At a Home Depot building supply store, employees and customers were herded to a room at the back of the store as the tornado approached, said 26-year-old cashier Rebecca Skinner. The group crouched on the floor and Skinner said she screamed in terror as the twister ripped off the roof and toppled steel beam ceiling rafters.

"There was this loud rumble and then there wasn't and we started to crawl out from where we were," Skinner said as she looked at the demolished store on Monday morning.

Donald and Helen Capps barely survived the destruction of their home, where they cowered in the first floor hallway.

"We covered our heads with a couple of pillows and the house collapsed around us," Capps, 79, said.

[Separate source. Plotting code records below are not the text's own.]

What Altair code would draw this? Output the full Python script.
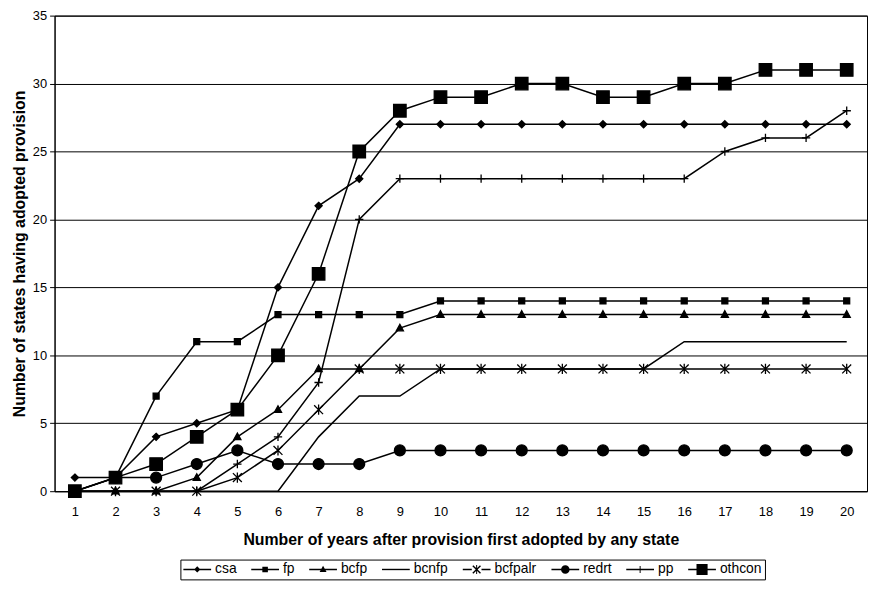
import altair as alt
import pandas as pd

years = list(range(1, 21))
series = ["csa", "fp", "bcfp", "bcnfp", "bcfpalr", "redrt", "pp", "othcon"]

csa = [1, 1, 4, 5, 6, 15, 21, 23, 27, 27, 27, 27, 27, 27, 27, 27, 27, 27, 27, 27]
fp = [0, 1, 7, 11, 11, 13, 13, 13, 13, 14, 14, 14, 14, 14, 14, 14, 14, 14, 14, 14]
bcfp = [0, 0, 0, 1, 4, 6, 9, 9, 12, 13, 13, 13, 13, 13, 13, 13, 13, 13, 13, 13]
bcnfp = [0, 0, 0, 0, 0, 0, 4, 7, 7, 9, 9, 9, 9, 9, 9, 11, 11, 11, 11, 11]
bcfpalr = [0, 0, 0, 0, 1, 3, 6, 9, 9, 9, 9, 9, 9, 9, 9, 9, 9, 9, 9, 9]
redrt = [0, 1, 1, 2, 3, 2, 2, 2, 3, 3, 3, 3, 3, 3, 3, 3, 3, 3, 3, 3]
pp = [0, 0, 0, 0, 2, 4, 8, 20, 23, 23, 23, 23, 23, 23, 23, 23, 25, 26, 26, 28]
othcon = [0, 1, 2, 4, 6, 10, 16, 25, 28, 29, 29, 30, 30, 29, 29, 30, 30, 31, 31, 31]

values = {"csa": csa, "fp": fp, "bcfp": bcfp, "bcnfp": bcnfp,
          "bcfpalr": bcfpalr, "redrt": redrt, "pp": pp, "othcon": othcon}

rows = []
for s in series:
    for yr, v in zip(years, values[s]):
        rows.append({"year": yr, "series": s, "value": v})
df = pd.DataFrame(rows)

# marker shapes in the plot (unit paths)
plot_shapes = [
    "M0,-0.6L0.6,0L0,0.6L-0.6,0Z",
    "M-0.5,-0.5H0.5V0.5H-0.5Z",
    "M0,-0.65L0.6,0.45L-0.6,0.45Z",
    "M0,0",
    "M-0.75,-0.75L0.75,0.75M-0.75,0.75L0.75,-0.75M0,-0.85V0.85",
    "M0.92,0A0.92,0.92 0 1,1 -0.92,0A0.92,0.92 0 1,1 0.92,0Z",
    "M-0.7,0H0.7M0,-0.7V0.7",
    "M-1.05,-1.05H1.05V1.05H-1.05Z",
]

# legend symbols (filled outlines): line segment plus marker, drawn to the right
LINE = "M-1,-0.1H3V0.1H-1Z"
legend_shapes = [
    LINE + "M1,-0.45L1.45,0L1,0.45L0.55,0Z",
    LINE + "M0.6,-0.4H1.4V0.4H0.6Z",
    LINE + "M1,-0.55L1.5,0.35L0.5,0.35Z",
    LINE,
    "M-1,-0.1H0.3V0.1H-1ZM1.7,-0.1H3V0.1H1.7Z"
    "M0.52,-0.62L1.62,0.48L1.48,0.62L0.38,-0.48Z"
    "M0.38,0.48L1.48,-0.62L1.62,-0.48L0.52,0.62Z"
    "M0.93,-0.65H1.07V0.65H0.93Z",
    LINE + "M1.62,0A0.62,0.62 0 1,1 0.38,0A0.62,0.62 0 1,1 1.62,0Z",
    LINE + "M0.93,-0.5H1.07V0.5H0.93Z",
    LINE + "M0.2,-0.8H1.8V0.8H0.2Z",
]

x_enc = alt.X(
    "year:O",
    scale=alt.Scale(type="point", padding=0.5),
    axis=alt.Axis(
        title="Number of years after provision first adopted by any state",
        labelAngle=0, ticks=False, labelPadding=15, titlePadding=13,
        domainColor="black", labelColor="black", titleColor="black",
        labelFontSize=13, titleFontSize=16, titleFontWeight="bold",
    ),
)
y_enc = alt.Y(
    "value:Q",
    scale=alt.Scale(domain=[0, 35], nice=False),
    axis=alt.Axis(
        title="Number of states having adopted provision",
        values=[0, 5, 10, 15, 20, 25, 30, 35],
        grid=True, gridColor="black", gridOpacity=1, gridWidth=1,
        domainColor="black", tickColor="black", tickSize=5,
        labelColor="black", titleColor="black", labelFontSize=13,
        labelPadding=3, titleFontSize=16, titleFontWeight="bold", titlePadding=5,
    ),
)

lines = alt.Chart(df).mark_line(color="black", strokeWidth=1.5).encode(
    x=x_enc, y=y_enc, detail="series:N"
)

points = alt.Chart(df).mark_point(
    filled=True, fill="black", stroke="black", strokeWidth=1.3, size=144, opacity=1
).encode(
    x=x_enc, y=y_enc,
    shape=alt.Shape("series:N", scale=alt.Scale(domain=series, range=plot_shapes), legend=None),
)

legend_layer = alt.Chart(df).transform_filter("datum.value < 0").mark_point(
    filled=True, fill="black", opacity=1
).encode(
    x=x_enc, y=y_enc,
    shape=alt.Shape(
        "series:N",
        scale=alt.Scale(domain=series, range=legend_shapes),
        legend=alt.Legend(
            title=None, orient="none", legendX=127, legendY=549,
            direction="horizontal", columns=8, strokeColor="black",
            padding=3, symbolSize=196, symbolFillColor="black",
            symbolStrokeWidth=0, symbolOpacity=1,
            labelFontSize=14, labelColor="black", labelOffset=18, columnPadding=14.5,
        ),
    ),
)

chart = alt.layer(lines, points, legend_layer).resolve_scale(shape="independent").properties(
    width=820, height=480,
    autosize=alt.AutoSizeParams(type="none"),
    padding={"left": 47, "top": 5, "right": 2, "bottom": 95},
).configure(font="Liberation Sans").configure_view(stroke="black", strokeWidth=1)

chart.save("out.html", embed_options={"renderer": "svg", "actions": False})
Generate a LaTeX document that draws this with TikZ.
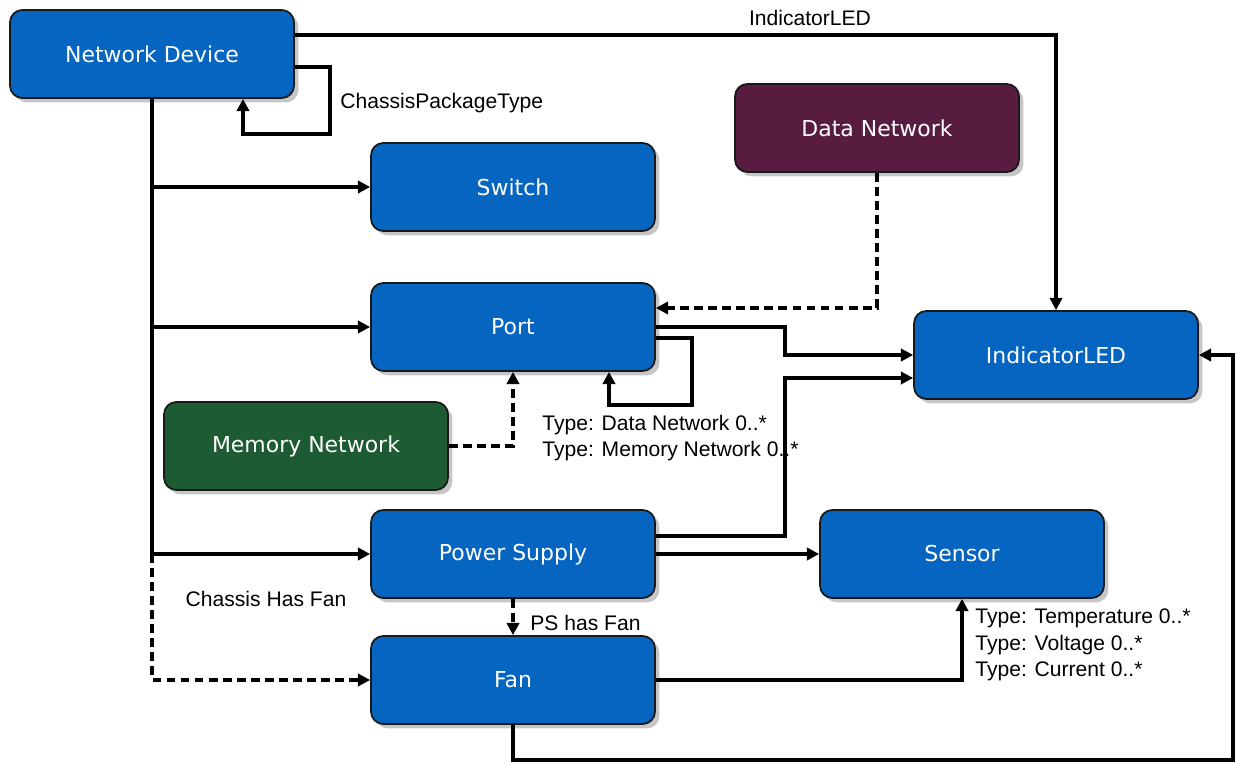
\documentclass[tikz,border=0pt]{standalone}
\usepackage{fontspec}
\setmainfont{Liberation Sans}
\newfontfamily\boxfont{DejaVu Sans}
\usetikzlibrary{arrows.meta}
\usetikzlibrary{shadows}

\definecolor{boxblue}{RGB}{5,101,193}
\definecolor{boxplum}{RGB}{87,28,64}
\definecolor{boxgreen}{RGB}{29,92,51}

\begin{document}
\begin{tikzpicture}[x=0.02cm, y=-0.02cm,
    unit/.style={draw=black!90, line width=1pt, fill=boxblue, rounded corners=7pt,
        minimum width=5.68cm, minimum height=1.76cm, text=white,
        font=\boxfont\fontsize{12.5}{15}\selectfont,
        drop shadow={shadow xshift=2.5pt, shadow yshift=-2.5pt, opacity=0.45}},
    link/.style={line width=2.1pt, -{Triangle[length=7pt, width=7pt]}},
    dashlink/.style={link, dash pattern=on 5pt off 3pt},
    lbl/.style={inner sep=0pt, align=left, font=\fontsize{12}{15.2}\selectfont}]

    \useasboundingbox (0,0) rectangle (1236,763);

    % Boxes
    \node[unit] (nd) at (152,54) {Network Device};
    \node[unit] (sw) at (513,187) {Switch};
    \node[unit, fill=boxplum] (dn) at (877,128) {Data Network};
    \node[unit] (port) at (513,327) {Port};
    \node[unit] (led) at (1056,355) {IndicatorLED};
    \node[unit, fill=boxgreen] (mem) at (306,446) {Memory Network};
    \node[unit] (psu) at (513,554) {Power Supply};
    \node[unit] (sen) at (962,554) {Sensor};
    \node[unit] (fan) at (513,680) {Fan};

    % Network Device links
    \draw[link] (nd.east |- 0,35) -| (led.north);
    \draw[link] (nd.east |- 0,67) -| (330,134) -| (nd.south -| 243,0);
    \draw[link] (nd.south |- sw.west) -- (sw.west);
    \draw[link] (nd.south |- port.west) -- (port.west);
    \draw[link] (nd.south) |- (psu.west);
    \draw[dashlink] (nd.south |- psu.west) |- (fan.west);

    % Port links
    \draw[dashlink] (dn.south) |- (port.east |- 0,308);
    \draw[link] (port.east) -- (785,327) |- (led.west);
    \draw[link] (port.east |- 0,338) -| (692,405) -| (port.south -| 609,0);
    \draw[dashlink] (mem.east) -| (port.south);

    % Power Supply links
    \draw[link] (psu.east |- 0,536) -- (785,536) |- (led.west |- 0,378);
    \draw[link] (psu.east) -- (sen.west);
    \draw[dashlink] (psu.south) -- (fan.north);

    % Fan links
    \draw[link] (fan.east) -| (sen.south);
    \draw[link] (fan.south) |- (1233,760) |- (led.east);

    % Labels
    \node[lbl] (l1) at (810,18) {IndicatorLED};
    \node[lbl, anchor=west] (l2) at (340,103) {ChassisPackageType};
    \node[lbl, anchor=west] (l3) at (542,438) {Type: Data Network 0..*\\Type: Memory Network 0..*};
    \node[lbl, anchor=west] (l6) at (975,645) {Type: Temperature 0..*\\Type: Voltage 0..*\\Type: Current 0..*};
    \node[lbl] (l4) at (266,599) {Chassis Has Fan};
    \node[lbl, anchor=west] (l5) at (530,623) {PS has Fan};
\end{tikzpicture}
\end{document}
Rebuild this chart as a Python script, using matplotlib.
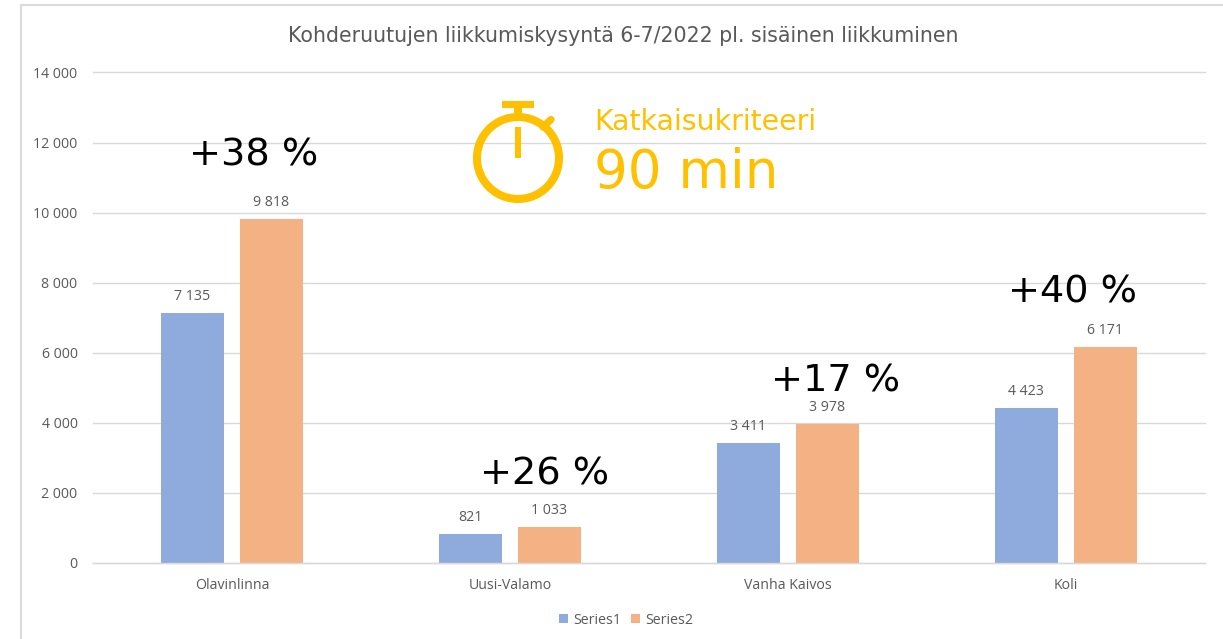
import matplotlib
matplotlib.use("Agg")
import matplotlib.pyplot as plt
from matplotlib.patches import Circle, Rectangle
from matplotlib.lines import Line2D
import numpy as np

categories = ["Olavinlinna", "Uusi-Valamo", "Vanha Kaivos", "Koli"]
series1 = [7135, 821, 3411, 4423]
series2 = [9818, 1033, 3978, 6171]
series_names = ["Series1", "Series2"]
y_ticks = [0, 2000, 4000, 6000, 8000, 10000, 12000, 14000]
change_labels = ["+38 %", "+26 %", "+17 %", "+40 %"]
title = "Kohderuutujen liikkumiskysyntä 6-7/2022 pl. sisäinen liikkuminen"
callout_small = "Katkaisukriteeri"
callout_big = "90 min"

W, H = 1223, 639
BLUE, ORANGE, AMBER = "#8FAADC", "#F4B183", "#FFC000"
GRID, TXT = "#D9D9D9", "#595959"
TICKFONT = ["Open Sans", "DejaVu Sans"]

def fmt(v):
    return f"{v:,}".replace(",", " ")

fig = plt.figure(figsize=(W / 100, H / 100), dpi=100, facecolor="white")
ax = fig.add_axes([92.9 / W, 1 - 563 / H, (1204.9 - 92.9) / W, (563 - 72.5) / H])
ax.set_zorder(1)
x = np.arange(len(categories))
bw, off = 0.224, 0.142
b1 = ax.bar(x - off, series1, bw, color=BLUE, label=series_names[0], zorder=2)
b2 = ax.bar(x + off, series2, bw, color=ORANGE, label=series_names[1], zorder=2)
ax.set_xlim(-0.5, len(categories) - 0.5)
ax.set_ylim(0, 14000)
ax.set_yticks(y_ticks)
ax.set_yticklabels([fmt(v) for v in y_ticks], fontsize=10.2, color=TXT, family=TICKFONT)
ax.set_xticks(x)
ax.set_xticklabels(categories, fontsize=10.2, color=TXT, family=TICKFONT)
ax.tick_params(axis="both", length=0)
ax.tick_params(axis="y", pad=11)
ax.tick_params(axis="x", pad=11)
ax.grid(axis="y", color=GRID, lw=1.0, zorder=0)
for gl in ax.get_ygridlines():
    gl.set_clip_on(False)
ax.set_axisbelow(True)
for s in ["top", "right", "left"]:
    ax.spines[s].set_visible(False)
ax.spines["bottom"].set_color(GRID)
ax.spines["bottom"].set_linewidth(1.0)
for bars in (b1, b2):
    ax.bar_label(bars, labels=[fmt(v) for v in bars.datavalues], padding=6.5,
                 fontsize=10.2, color=TXT, family=TICKFONT)

h, l = ax.get_legend_handles_labels()
fig.legend(h, l, loc="center", bbox_to_anchor=(626 / W, 1 - 620 / H), ncol=2, frameon=False,
           prop={"family": TICKFONT, "size": 10.2}, labelcolor=TXT, handlelength=0.65,
           handleheight=0.65, handletextpad=0.35, columnspacing=0.7)

ov = fig.add_axes([0, 0, 1, 1], facecolor="none")
ov.set_zorder(2)
ov.set_xlim(0, W)
ov.set_ylim(H, 0)
ov.axis("off")
# chart frame
ov.add_line(Line2D([21, 21, W], [H, 5, 5], color=GRID, lw=1.4, solid_joinstyle="miter"))
ov.text(623, 36, title, ha="center", va="center", fontsize=14.8, color=TXT)
# stopwatch
ov.add_patch(Circle((518, 158), 41, fill=False, ec=AMBER, lw=5.8))
ov.add_patch(Rectangle((502, 100.7), 32, 7.6, color=AMBER, lw=0))
ov.add_patch(Rectangle((514, 108), 8, 8, color=AMBER, lw=0))
ov.add_patch(Rectangle((515.2, 127), 5.6, 31, color=AMBER, lw=0))
ov.add_line(Line2D([543, 551], [127, 119.5], color=AMBER, lw=5.2, solid_capstyle="round"))
ov.text(594, 121.5, callout_small, ha="left", va="center", fontsize=20.4, color=AMBER)
ov.text(594, 173, callout_big, ha="left", va="center", fontsize=38.2, color=AMBER)
# change labels
for (px, py), t in zip([(254, 156), (544.5, 474.5), (836, 382), (1073, 292.5)], change_labels):
    ov.text(px, py, t, ha="center", va="center", fontsize=27.5, color="black")

fig.savefig("out.png", dpi=100)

Capps is a Korean War veteran and said the devastation reminded him of a war zone.

"Joplin looked like some of the battles I saw in Korea," he said.

Brenna Burzinski took cover from the tornado in the laundry room of her second floor apartment with a boyfriend.

"Everything was being torn apart around us," Burzinski said. "It was terrifying. We were sure we were going to die."

Burzinski said she later saw bodies being pulled from her apartment building.

"I don't know how we lived," she said. "I don't know how any of us lived."

She dreads that next dark sky.

"I'll be scared that every storm will be a tornado," she said.